孫娘の福を引き取る
ところで、光秀が秀吉に討たれた際に、一鉄が憎んだ斎藤利三もまた捕縛され、処刑されています。
この利三には、福という娘がいました。
利三が反逆者の一味として討たれた後、子どもたちは諸国を流浪することになります。
しかし福は一鉄が引き取り、美濃の清水城に住まわせて生活の面倒を見ています。
この福が後に三代将軍・徳川家光の乳母となり、大奥で権勢を振るうことになる春日局です。
つまり一鉄は、春日局の母方の祖父なのでした。
利三には憎しみを持っていたものの、孫娘にまではその感情は及ばなかったのでしょう。
このようにして一鉄は歴史の重要人物との間に、様々な接点を持っています。
【孫娘・春日局】
秀吉に従う
その後、信長の遺領の分割を話し合う清洲会議において、美濃は信長の三男・信孝が支配することになりました。
しかし一鉄は信孝に従わず、美濃で抗争を繰り広げました。
美濃は織田氏のものにあらず、というのが一鉄の考えだったのでしょう。
そして信孝への対抗上、信孝と敵対する秀吉に従うようになります。
この結果、秀吉と柴田勝家が争った「賤ヶ岳の戦い」にも、秀吉に味方して参戦し、柴田方の城を攻めて戦功を立てました。
こうした働きの結果、秀吉から領地を安堵され、稲葉氏は混乱期を切り抜け、家名の存続を果たしています。
【6番目の主君・豊臣秀吉】
最後の戦陣
1584年になると、一鉄は既に69才になっていましたが、秀吉と徳川家康が争った「小牧・長久手の戦い」にも出陣しています。
この時に長久手で、秀吉の派遣した2万の別働隊が家康によって撃破されるのですが、負けを取り戻そうとして、秀吉は10万の大軍を率いて出陣しました。
秀吉は「どこまでも家康を追跡し、追い詰めてくれよう」と息巻いていましたが、一鉄は秀吉を強く諫めました。
「既に日が暮れようとしている中で、軍を進めれば思わぬ大敗を招くことがあります。

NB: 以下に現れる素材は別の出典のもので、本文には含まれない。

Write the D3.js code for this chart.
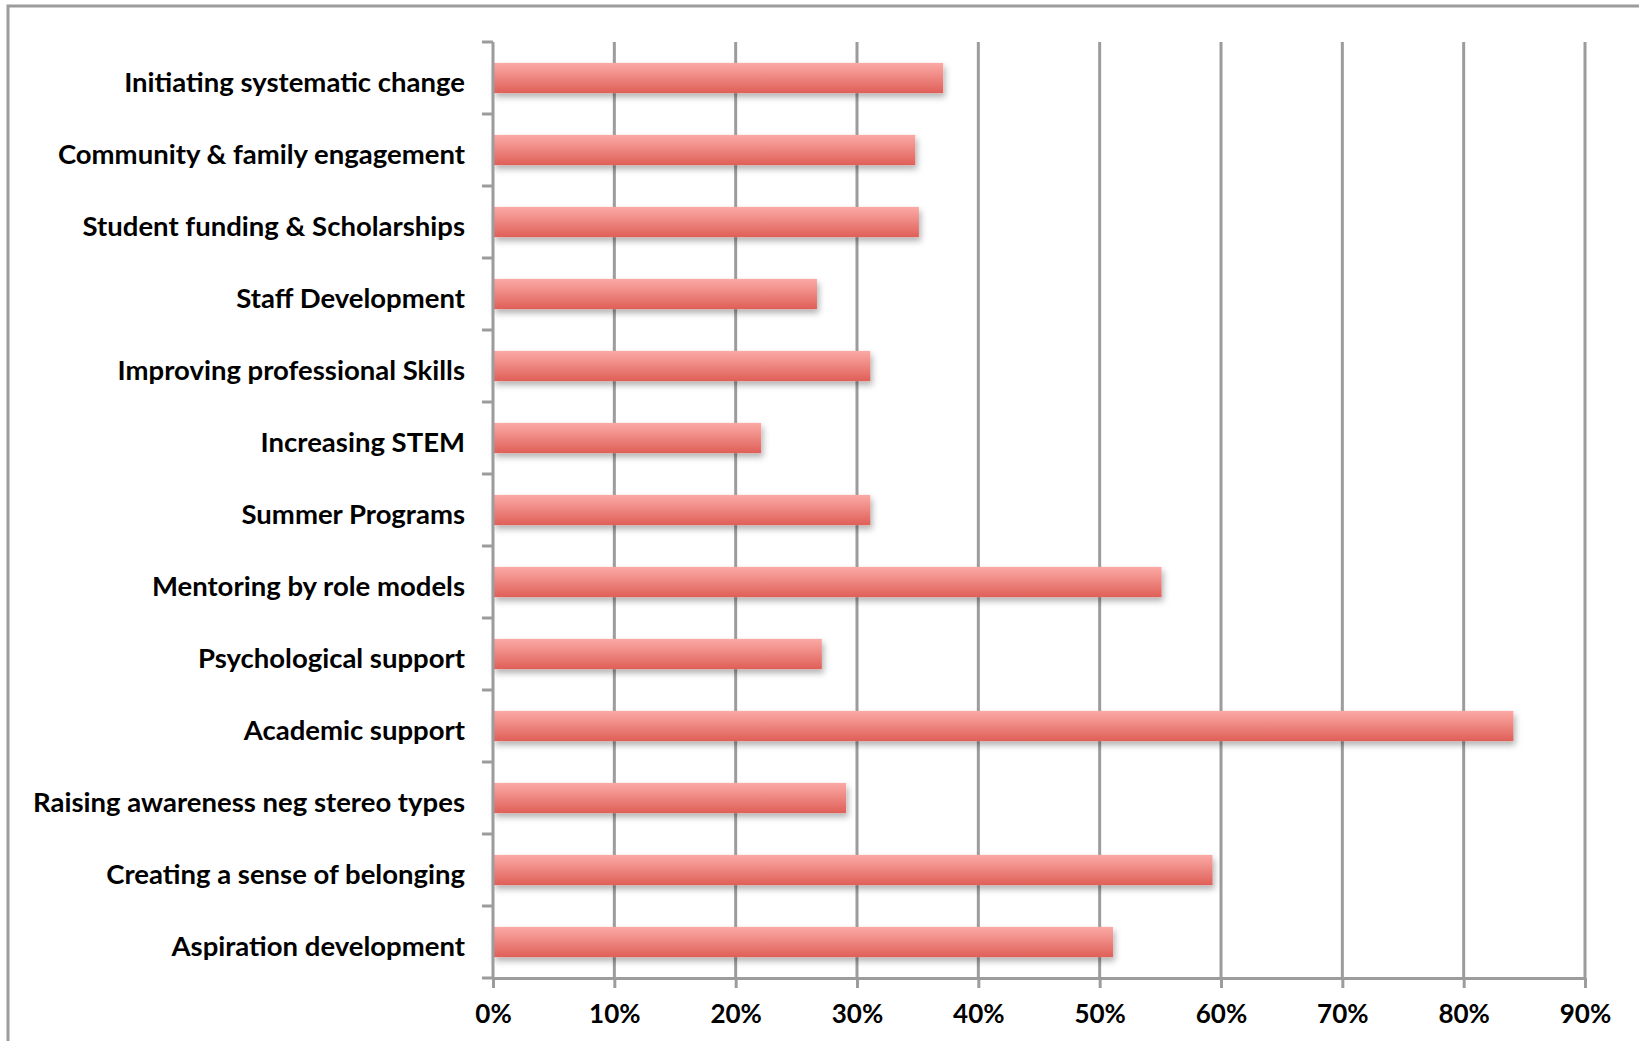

明日を待って、それから勝負を決するべきです」と進言すると、「申の刻(午後3〜5時)を過ぎてから敵城を攻めないのは、古来からの軍法である。稲葉はさすがの老武者だ。諫言は理にかなっている」と人々が褒め称えたため、秀吉はそれ以上の進軍を取りやめました。
するとやがて、別働隊を率いていた池田恒興や森長可が戦死した、という報告が届き、諸将の戦意が大きく低下します。
そのような状況下で、一鉄は「わしは年老いた。もし戦って死せずとも、先は長くないだろう。それならばここで死ぬ覚悟で戦ってくれよう。そして死を恐れずに奮戦すれば、必ず勝つであろう」と述べて将兵の士気を高め、陣形を整えて敵を待ち受けました。
結局は家康が本営に引き上げてしまったために、戦いにはならなかったのですが、一鉄は老いてなお盛んな姿を見せています。
これが最後の戦陣となり、以後は秀吉の話相手になったりしながら、老後を過ごしました。
その死
1585年に秀吉が関白の地位につくと、一鉄は「法印」という最上位の僧の称号を与えられ、「三位法印」と称するようになります。
このことからして、秀吉に好意を持たれていたのでしょう。
そして1588年になると、73才で死去しています。
家督は子の貞通に継承されました。
そして後に豊後(大分県)に移封され、臼杵5万石の藩主として、明治維新を迎える時まで存続しています。
美濃から切り離されたのは、一鉄の執念を見て、遠ざけておくべきだと判断されたからなのかもしれません。